Mizuho Financial Group to Pilot Ripple for Cross-Border Payments

Updated on May 17, 2017 at 10:00 am UTC by · 3 mins read

Mizuho has become one of the first Japanese banks to adopt blockchain using Ripple.

Ripple has just announced partnership with Mizuho Financial Group (MHFG), one of the largest financial groups in Asia, to adopt blockchain technology for cross-currency settlement.

Ripple and Mizuho are planning to address the weakest points of cross-border payments – high costs and settlement delay – with blockchain. Ripple offers solutions that can reduce the total cost of settlement, enable banks to conduct transactions directly with real-time certainty and provide greater transparency and control through the process.

The collaboration gives Ripple benefits in a high-volume region for trade and remittance payments as Japan processes $1 trillion in cross-border payments annually.

SBI Holdings, a Japanese financial services company, also takes part in collaboration following its joint-venture partnership with Ripple Labs this year. Mizuho will employ SBI’s presence in the territory to expand its blockchain-based operations throughout Asia.

Ripple differs from other blockchain-based solutions as it offers banks more control over their applications. Partnership with SBI Holdings provides Ripple with a much wider area for trade and remittance payments thus offering new markets. SBI Holdings operates in more than 20 countries including China, South Korea, and other ASEAN countries.

Mizuho has recently announced its plans to acquire fintech startups to gain a competitive edge in the financial industry. According to the group’s President Yasuhiro Sato, Mizuho needs to develop a new fintech business in the near future to be able to compete with the leading US-based and European companies.

The organization has focused on the US fintech companies dealing with big data processing and artificial intelligence. Mizuho will reportedly allocate as much as $100 million for new acquisitions and will likely enlarge the funds later this year.
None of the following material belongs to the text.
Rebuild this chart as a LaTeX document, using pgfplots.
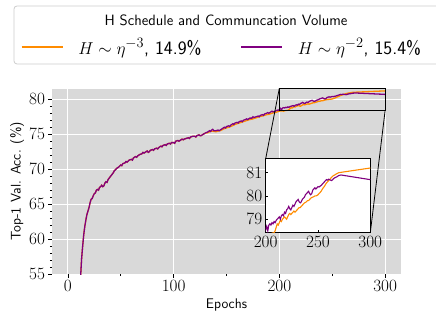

Ripple can boast of the BitLicense it has recently got from the New York State Department of Financial Services. The regulators admit that they had rigorously studied Ripple’s anti-money laundering, capitalization, consumer protection, and cyber security standards to issue the license.

“DFS is pleased to continue to foster the growth of the New York virtual currency marketplace and industry through thoughtful and appropriate regulation,” said Acting Department of Financial Services Superintendent Maria T. Vullo. “DFS will continue to progress on licensing virtual currency firms while acting in the best interests of New York consumers.”

In September 2015, Circle, a digital currency company founded in 2013 by Internet entrepreneurs Jeremy Allaire and Sean Neville and backed by leading venture capital investors, was lucky to get the first BitLicense. Interestingly, Circle had earlier expressed its dissatisfaction with too strict rules of the BitLicense. Some kind of compromise must have been found later and Circle agreed to the irrefutable requirements for operating with bitcoin.